5. Chile's economic outlook is grim
The unrest in Chile could not have come at a worse time for the country's investors, who had already been facing a wave of economic uncertainty.
What's happening: The economy slowed from 4% growth last year to less than 2% in each of the first two quarters of 2019.
- While Q3's reading could improve, the disruption from ongoing protests is likely to significantly dent any recovery hopes in Q4 and make the IMF's 2.5% target this year unlikely.
Chile's central bank is facing a lose-lose scenario.
- The central bank already has cut rates by 125 basis points this year to a record low of 1.75%.
- Plus, with Chile's peso falling to its weakest level on record against the dollar — more than 800 pesos per dollar, becoming the world's second weakest EM currency behind Argentina — inflation threatens to make an unwelcome comeback.

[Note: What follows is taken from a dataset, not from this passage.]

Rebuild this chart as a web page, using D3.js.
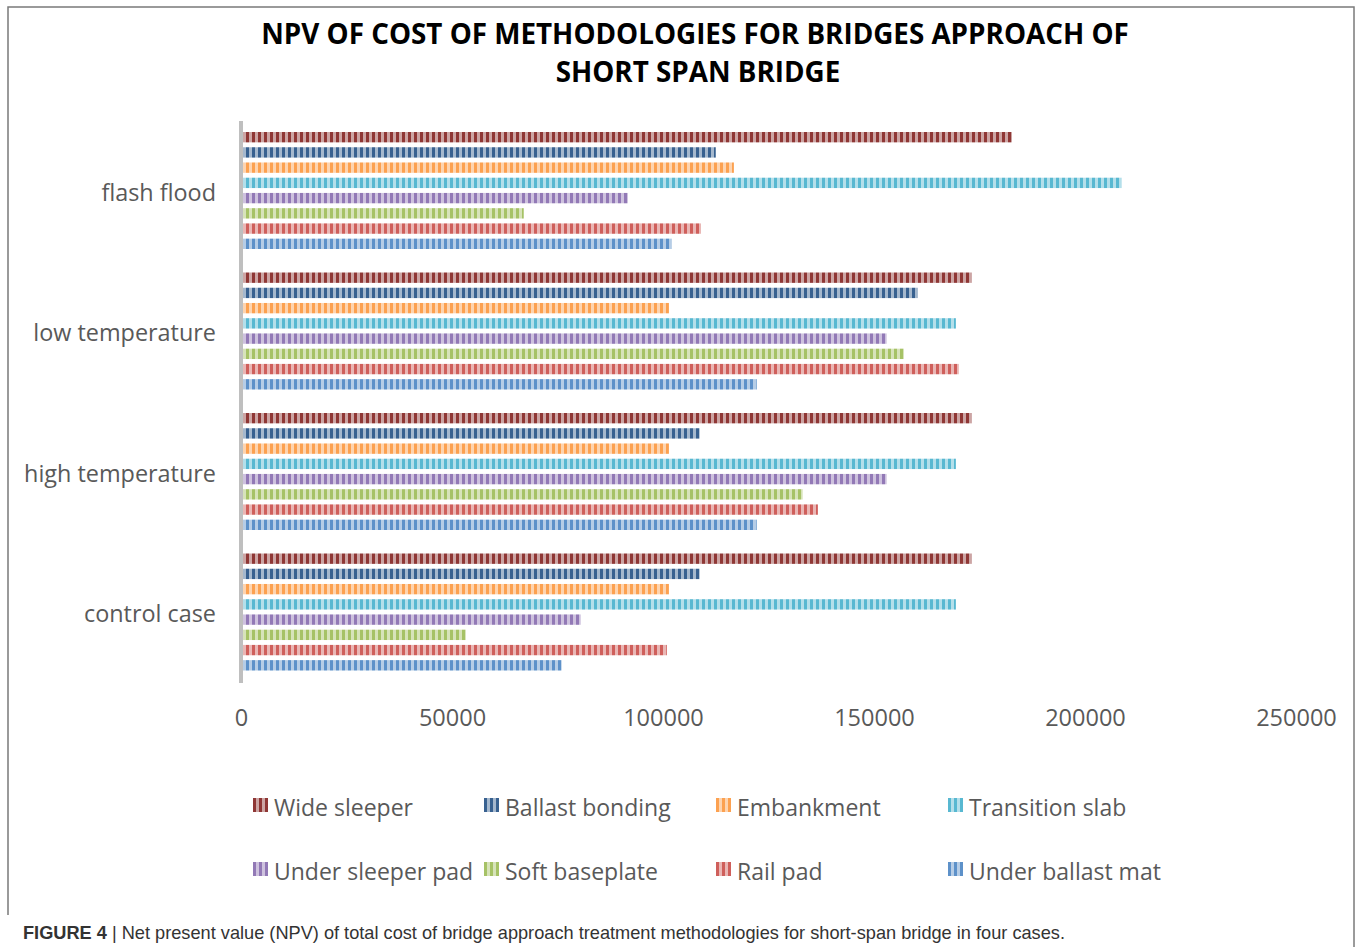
<!DOCTYPE html>
<html><head><meta charset="utf-8">
<script src="https://cdn.jsdelivr.net/npm/d3@7"></script>
<style>
body{margin:0;background:#fff;}
svg{display:block;}
</style></head>
<body>
<svg id="chart" width="1357" height="947"></svg>
<script>
const categories = ["flash flood", "low temperature", "high temperature", "control case"];
const seriesNames = ["Wide sleeper", "Ballast bonding", "Embankment", "Transition slab",
  "Under sleeper pad", "Soft baseplate", "Rail pad", "Under ballast mat"];
const seriesColors = ["#8f3735", "#386190", "#fca150", "#58b8d1", "#9279b6", "#a6c266", "#cf5f5b", "#5d91c9"];
// values per series, in category order
const wideSleeper     = [182700, 173200, 173200, 173200];
const ballastBonding  = [112500, 160400, 108700, 108700];
const embankment      = [116800, 101400, 101400, 101400];
const transitionSlab  = [208700, 169400, 169400, 169400];
const underSleeperPad = [91700, 153000, 153000, 80500];
const softBaseplate   = [67000, 157100, 133100, 53300];
const railPad         = [109000, 170100, 136700, 100900];
const underBallastMat = [102100, 122200, 122200, 76000];
const seriesValues = [wideSleeper, ballastBonding, embankment, transitionSlab,
  underSleeperPad, softBaseplate, railPad, underBallastMat];
const xTicks = [0, 50000, 100000, 150000, 200000, 250000];

const svg = d3.select("#chart");
const defs = svg.append("defs");
seriesColors.forEach((c, i) => {
  const p = defs.append("pattern").attr("id", "pat" + i)
    .attr("patternUnits", "userSpaceOnUse").attr("width", 6).attr("height", 20);
  p.append("rect").attr("width", 6).attr("height", 20).attr("fill", c).attr("opacity", 0.45);
  p.append("rect").attr("x", 0).attr("width", 3).attr("height", 20).attr("fill", c);
});

// frame
svg.append("rect").attr("x", 8).attr("y", 7).attr("width", 1346).attr("height", 960)
  .attr("fill", "none").attr("stroke", "#7a7a7a").attr("stroke-width", 1.5);

// title
const title = svg.append("text").attr("text-anchor", "middle")
  .attr("font-family", "Open Sans").attr("font-weight", "bold").attr("font-size", 27.8)
  .attr("fill", "#000");
title.append("tspan").attr("x", 695).attr("y", 44).text("NPV OF COST OF METHODOLOGIES FOR BRIDGES APPROACH OF");
title.append("tspan").attr("x", 698).attr("y", 82).text("SHORT SPAN BRIDGE");

const x = d3.scaleLinear().domain([0, 250000]).range([241, 1296]);
const y = d3.scaleBand().domain(categories).range([123, 685]);
const yInner = d3.scaleBand().domain(d3.range(seriesNames.length)).range([9, 126]).paddingInner(0.32);

// bars
seriesValues.forEach((vals, si) => {
  svg.append("g").selectAll("rect").data(vals).join("rect")
    .attr("x", x(0) + 2)
    .attr("y", (d, ci) => y(categories[ci]) + yInner(si))
    .attr("width", d => x(d) - x(0) - 2)
    .attr("height", yInner.bandwidth())
    .attr("fill", `url(#pat${si})`);
});

// x axis labels
const xAxis = d3.axisBottom(x).tickValues(xTicks).tickSize(0).tickFormat(d3.format("d"));
const gx = svg.append("g").attr("transform", "translate(0,706)").call(xAxis);
gx.select(".domain").remove();
gx.selectAll("text").attr("font-family", "Open Sans").attr("font-size", 23.5).attr("fill", "#595959").attr("dy", "0.71em");

// y axis
const yAxis = d3.axisLeft(y).tickSize(0).tickPadding(25);
const gy = svg.append("g").attr("transform", `translate(${x(0)},0)`).call(yAxis);
gy.select(".domain").attr("stroke", "#bfbfbf").attr("stroke-width", 4)
  .attr("d", "M0,121V683");
gy.selectAll("text").attr("font-family", "Open Sans").attr("font-size", 23.4).attr("fill", "#595959");

// legend
const legendX = [253, 484, 716, 948];
const legendY = [808, 872];
seriesNames.forEach((name, i) => {
  const lx = legendX[i % 4], ly = legendY[Math.floor(i / 4)];
  const g = svg.append("g").attr("transform", `translate(${lx},${ly})`);
  g.append("rect").attr("x", 0).attr("y", -10).attr("width", 15).attr("height", 14)
    .attr("fill", `url(#pat${i})`);
  g.append("text").attr("x", 21).attr("y", 0).attr("dy", "0.35em")
    .attr("font-family", "Open Sans").attr("font-size", 23).attr("fill", "#595959").text(name);
});

// caption
svg.append("rect").attr("x", 0).attr("y", 915).attr("width", 1100).attr("height", 40).attr("fill", "#fff");
const cap = svg.append("text").attr("x", 23).attr("y", 939)
  .attr("font-family", "Liberation Sans, Arial").attr("font-size", 18.2).attr("fill", "#333");
cap.append("tspan").attr("font-weight", "bold").text("FIGURE 4");
cap.append("tspan").text(" | Net present value (NPV) of total cost of bridge approach treatment methodologies for short-span bridge in four cases.");
</script>
</body></html>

Between the lines: With that in mind, it will be difficult for the central bank to cut rates to help stimulate the decelerating economy, Win Thin, global head of currency strategy at Brown Brothers Harriman, writes in a note to clients.
Chilean stocks have taken it on the chin. So far this year, MSCI's Chile index, typically a stable performer, has fallen nearly 26% year to date, while MSCI's overall emerging market index has risen nearly 10%.
The bottom line: "While we would normally expect Chilean equities to start outperforming, we cannot ignore the negative impact of prolonged political uncertainty and so expect the underperformance to continue," Thin says.
6. Billionaires are not happy with Liz Warren
- “In my opinion she represents the worst in politicians as she’s trying to demonize wealthy people because there are more poor people than wealthy people,” Cooperman said.
- “As far as the accusations of insider trading, I won the case. She’s disgraceful. She doesn’t know who the f--- she’s tweeting. I gave away more in the year than she has in her whole f----ing lifetime.”
His comments came in response to Warren's latest TV ad, which is titled “Elizabeth Warren Stands Up to Billionaires,” and will begin running on the network soon.